A recent decision of the High Court could lead to employers being liable for acts of customers or clients if they fail to take steps to prevent harassment by third parties. The Employment Equality (Sex Discrimination) Regulations 2005 were designed to implement the 2002 EC Equal Treatment Directive. The Equal Opportunities Commission ("EOC") complained that the implementation was inadequate and did not reflect the aims of the Directive. The EOC also argued that the law was unclear and both employers and employee need clarification of their rights and duties. The High Court judgement of 12 March partially upheld the EOC's arguments.
In summary:

#  Illegal harassment need only be related to a party's sex. Unlike discrimination, it need not be caused by it;

#  Comments directed to one person may be harassment of another;

#  Employers may be liable for discrimination of their staff from customers, clients or visitors; and

#  A pregnant woman cannot be compared to a non-pregnant woman or a man.

The EOC's first claim, regarding discrimination, was that a causation test had been illegally introduced because the new definition under the Regulations states that harassment only arises where a woman is subjected to behaviour "on the ground of her sex". By contrast, the Directive merely requires that conduct is "related to" the sex of a person and therefore it is the association with sex, rather than causation by it, which defines harassment. The EOC argued that, legally, causation is only required when seeking to prove discrimination, not harassment. The Court agreed with this and held that the new law needs to be amended to eliminate the need for causation. Its interesting to see that, in this case, the Court felt that it would have been a stretch too far to make the Regulations fit with the Directive and so recommended that the Regulations be amended.

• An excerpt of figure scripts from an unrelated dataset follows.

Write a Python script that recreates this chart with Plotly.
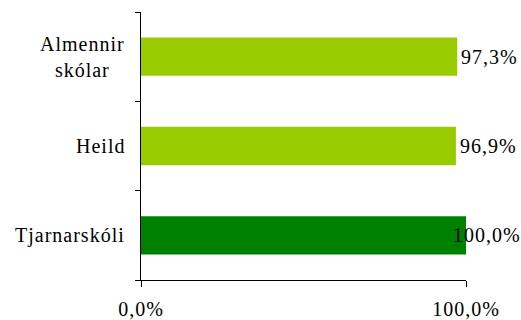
import plotly.graph_objects as go

categories = ["Tjarnarskóli", "Heild", "Almennir<br>skólar"]
values = [1.0, 0.969, 0.973]
value_labels = ["100,0%", "96,9%", "97,3%"]
x_tickvals = [0, 1]
x_ticktext = ["0,0%", "100,0%"]

bar_colors = ["#008000", "#99CC00", "#99CC00"]
label_shift = [-15, 2, 2]
FONT = dict(family="Liberation Serif, Times New Roman, serif", size=20, color="black")


def spaced(s):
    # Excel-style loose letter spacing
    return "<br>".join(f"<span style='letter-spacing:1px'>{p}</span>" for p in s.split("<br>"))


fig = go.Figure()
fig.add_trace(go.Bar(
    y=categories, x=values, orientation="h",
    marker=dict(color=bar_colors, line=dict(width=0)),
    hoverinfo="skip",
))

for cat, val, lab, dx in zip(categories, values, value_labels, label_shift):
    fig.add_annotation(x=val, y=cat, text=spaced(lab), showarrow=False,
                       xanchor="left", yanchor="middle", xshift=dx, font=FONT)

# category labels as annotations so the two-line label stays centred
for cat in categories:
    fig.add_annotation(x=0, xref="paper", y=cat, text=spaced(cat), showarrow=False,
                       xanchor="right", yanchor="middle", align="center",
                       xshift=-14, font=FONT)

fig.update_layout(
    width=521, height=320,
    margin=dict(l=141, r=55, t=12, b=40),
    paper_bgcolor="white", plot_bgcolor="white",
    showlegend=False, bargap=0.57,
    font=FONT,
)
fig.update_xaxes(
    range=[0, 1], tickvals=x_tickvals, ticktext=[spaced(t) for t in x_ticktext],
    showgrid=False, zeroline=False, automargin=False,
    showline=True, linecolor="black", linewidth=1,
    ticks="outside", ticklen=6, tickcolor="black", tickwidth=1,
    ticklabelstandoff=5,
)
fig.update_yaxes(
    categoryorder="array", categoryarray=categories,
    showticklabels=False, showgrid=False, zeroline=False, automargin=False,
    showline=True, linecolor="black", linewidth=1,
    ticks="outside", ticklen=5, tickcolor="black", tickwidth=1,
    tickson="boundaries",
)

fig.write_html("out.html", config={"displayModeBar": False},
               post_script="document.body.style.margin='0';")
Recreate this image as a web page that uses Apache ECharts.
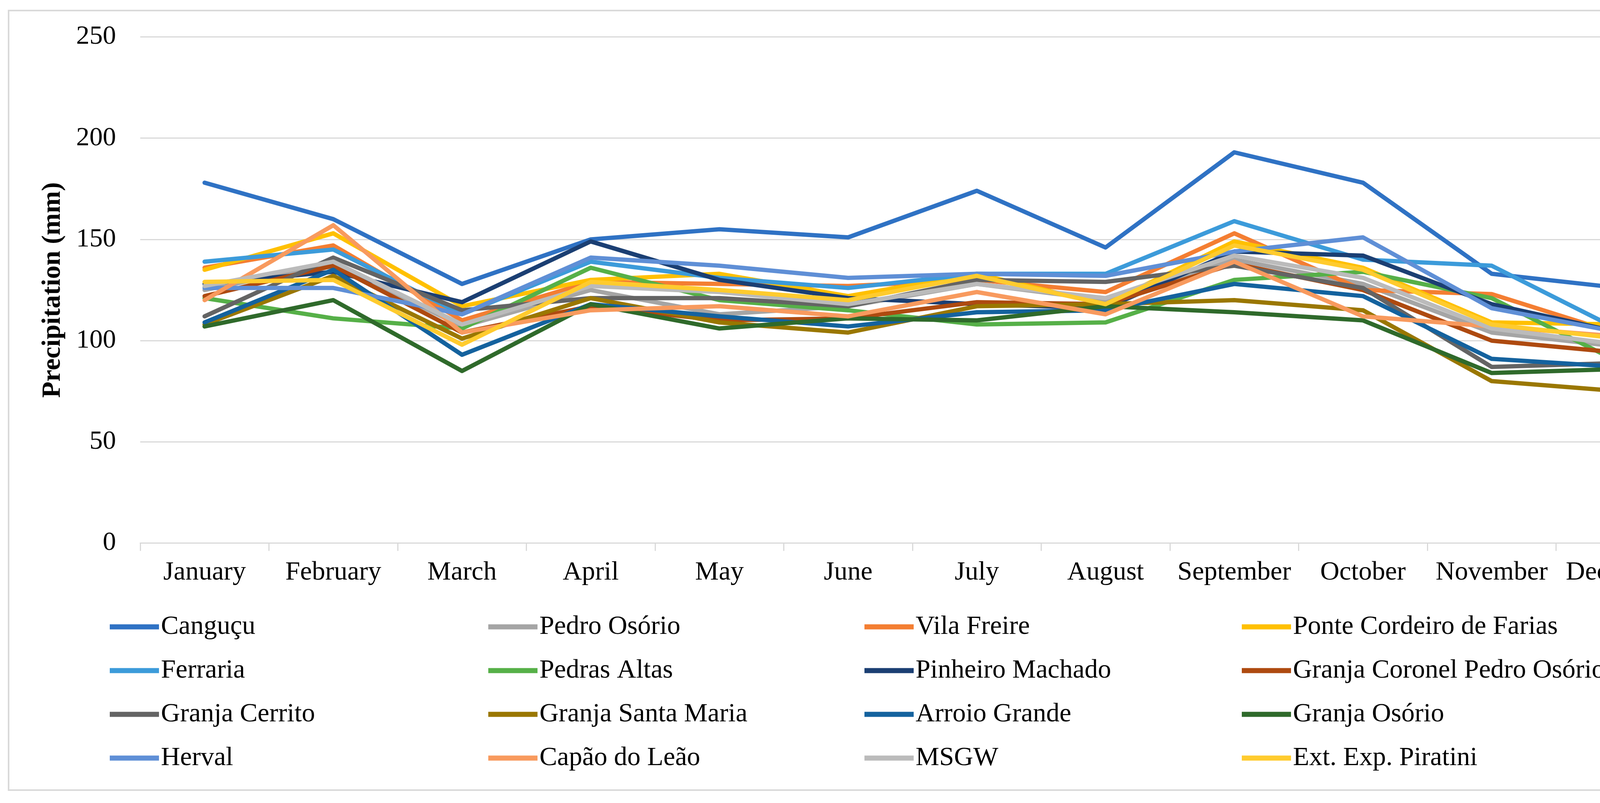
<!DOCTYPE html>
<html>
<head>
<meta charset="utf-8">
<script src="https://cdn.jsdelivr.net/npm/echarts@6/dist/echarts.min.js"></script>
<style>
html,body{margin:0;padding:0;background:#fff;}
#chart{width:4403px;height:2056px;}
</style>
</head>
<body>
<div id="chart"></div>
<script>
const months = ['January','February','March','April','May','June','July','August','September','October','November','December'];

const cangucu        = [178, 160, 128, 150, 155, 151, 174, 146, 193, 178, 133, 126];
const pedroOsorio    = [125, 138, 107, 125, 113, 117, 128, 120, 140, 128, 104, 97];
const vilaFreire     = [136, 147, 110, 129, 128, 127, 130, 124, 153, 125, 123, 103];
const ponteCordeiro  = [135, 153, 117, 130, 133, 122, 133, 118, 149, 136, 109, 108];
const ferraria       = [139, 145, 113, 139, 131, 126, 133, 133, 159, 140, 137, 105];
const pedrasAltas    = [121, 111, 106, 136, 120, 115, 108, 109, 130, 134, 121, 89];
const pinheiroMachado= [128, 134, 119, 149, 130, 121, 118, 116, 144, 142, 118, 104];
const granjaCoronel  = [122, 137, 104, 117, 110, 111, 119, 118, 138, 125, 100, 94];
const granjaCerrito  = [112, 141, 115, 121, 121, 117, 130, 129, 137, 126, 87, 89];
const granjaSantaMaria=[108, 132, 101, 121, 109, 104, 117, 118, 120, 115, 80, 75];
const arroioGrande   = [109, 135, 93, 118, 112, 107, 114, 115, 128, 122, 91, 87];
const granjaOsorio   = [107, 120, 85, 118, 106, 111, 110, 117, 114, 110, 84, 86];
const herval         = [126, 126, 113, 141, 137, 131, 133, 132, 144, 151, 116, 104];
const capaoLeao      = [120, 157, 104, 115, 117, 112, 124, 113, 139, 112, 107, 102];
const msgw           = [127, 139, 108, 127, 124, 118, 128, 121, 142, 131, 106, 98];
const extPiratini    = [129, 130, 98, 129, 125, 120, 132, 118, 147, 135, 108, 101];

const seriesNames = ['Canguçu','Pedro Osório','Vila Freire','Ponte Cordeiro de Farias',
  'Ferraria','Pedras Altas','Pinheiro Machado','Granja Coronel Pedro Osório',
  'Granja Cerrito','Granja Santa Maria','Arroio Grande','Granja Osório',
  'Herval','Capão do Leão','MSGW','Ext. Exp. Piratini'];
const seriesData = [cangucu, pedroOsorio, vilaFreire, ponteCordeiro, ferraria, pedrasAltas,
  pinheiroMachado, granjaCoronel, granjaCerrito, granjaSantaMaria, arroioGrande, granjaOsorio,
  herval, capaoLeao, msgw, extPiratini];
const seriesColors = ['#2F72C4','#A5A5A5','#F47E32','#FFC000','#3C9BDA','#56B048',
  '#1B3F73','#AE4A10','#646464','#9A7700','#14629E','#2F6A2B',
  '#5F8FD6','#F89A5E','#BBBBBB','#FFCB2E'];

const FONT = 'Liberation Serif';

const legendCols = [
  ['Canguçu','Ferraria','Granja Cerrito','Herval'],
  ['Pedro Osório','Pedras Altas','Granja Santa Maria','Capão do Leão'],
  ['Vila Freire','Pinheiro Machado','Arroio Grande','MSGW'],
  ['Ponte Cordeiro de Farias','Granja Coronel Pedro Osório','Granja Osório','Ext. Exp. Piratini']
];
const legendLeft = [281, 1250, 2213, 3179];

const chart = echarts.init(document.getElementById('chart'), null, {renderer:'canvas'});

const option = {
  backgroundColor: '#ffffff',
  animation: false,
  color: seriesColors,
  graphic: [{
    type: 'rect',
    shape: {x: 22, y: 27, width: 4358, height: 1996},
    style: {fill: 'none', stroke: '#D9D9D9', lineWidth: 4},
    silent: true
  }],
  grid: {left: 359, right: 90, top: 94.5, bottom: 665.4, containLabel: false},
  xAxis: {
    type: 'category',
    data: months,
    boundaryGap: true,
    axisLine: {show: true, lineStyle: {color: '#D9D9D9', width: 3}},
    axisTick: {show: true, length: 20, lineStyle: {color: '#D9D9D9', width: 3}},
    axisLabel: {color: '#000', fontFamily: FONT, fontSize: 68, margin: 42, interval: 0, hideOverlap: false},
    splitLine: {show: false}
  },
  yAxis: {
    type: 'value',
    min: 0, max: 250, interval: 50,
    name: 'Precipitation (mm)',
    nameLocation: 'middle',
    nameGap: 190,
    nameRotate: 90,
    nameTextStyle: {color: '#000', fontFamily: FONT, fontSize: 68, fontWeight: 'bold'},
    axisLine: {show: false},
    axisTick: {show: false},
    axisLabel: {color: '#000', fontFamily: FONT, fontSize: 68, margin: 62},
    splitLine: {show: true, lineStyle: {color: '#D9D9D9', width: 3}}
  },
  legend: legendCols.map((col, i) => ({
    data: col,
    orient: 'vertical',
    left: legendLeft[i],
    top: 1565,
    itemGap: 32,
    itemWidth: 126,
    itemHeight: 13,
    icon: 'rect',
    padding: 0,
    selectedMode: false,
    textStyle: {color: '#000', fontFamily: FONT, fontSize: 68, lineHeight: 80, padding: [0,0,0,0]}
  })),
  series: seriesNames.map((name, i) => ({
    name: name,
    type: 'line',
    data: seriesData[i],
    symbol: 'none',
    showSymbol: false,
    smooth: false,
    lineStyle: {width: 11, color: seriesColors[i], cap: 'round', join: 'round'},
    itemStyle: {color: seriesColors[i]},
    z: 2 + i
  }))
};
chart.setOption(option);
</script>
</body>
</html>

In relation to harassment, the EOC argued that the Regulations require that the unwanted conduct be directed at the complainant, when the Directive does not require this and would seem to cover a situation where behaviour directed at a third party has the effect (if not the purpose) of creating an intimidating or humiliating or offensive environment for the claimant. The Court ruled that the law should also be amended here to reflect the fact that there could be harassment of a woman even where conduct was not directed at her.

The Court did however reject an additional argument from the EOC and confirmed that harassment could be established by an objective rather than subjective test.

Importantly, the EOC claimed that the Regulations failed to make employers vicariously liable for discrimination by third parties such as customers, clients or visitors and thus failed to implement the Directive. The Court ruled that the law should be changed to allow vicarious liability of an employer for failing to take steps to prevent harassment by third parties. Employers will have to be aware of a possible change in their obligations here as previous cases had held that employers did not have such liability.

In relation to pregnancy discrimination, the EOC argued that the Regulations incorrectly introduced a comparator for the purposes of establishing discrimination on the grounds of pregnancy (i.e. that a pregnant woman will be discriminated against if she is treated differently to a non-pregnant woman or a man). The EOC argued that this was contrary to previous case law and thus impermissible. The Court agreed and said that the Regulations should be amended to remove the need for a comparator.

The Government has since indicated that it has decided not to appeal against the judgement and will make appropriate changes to the Regulations.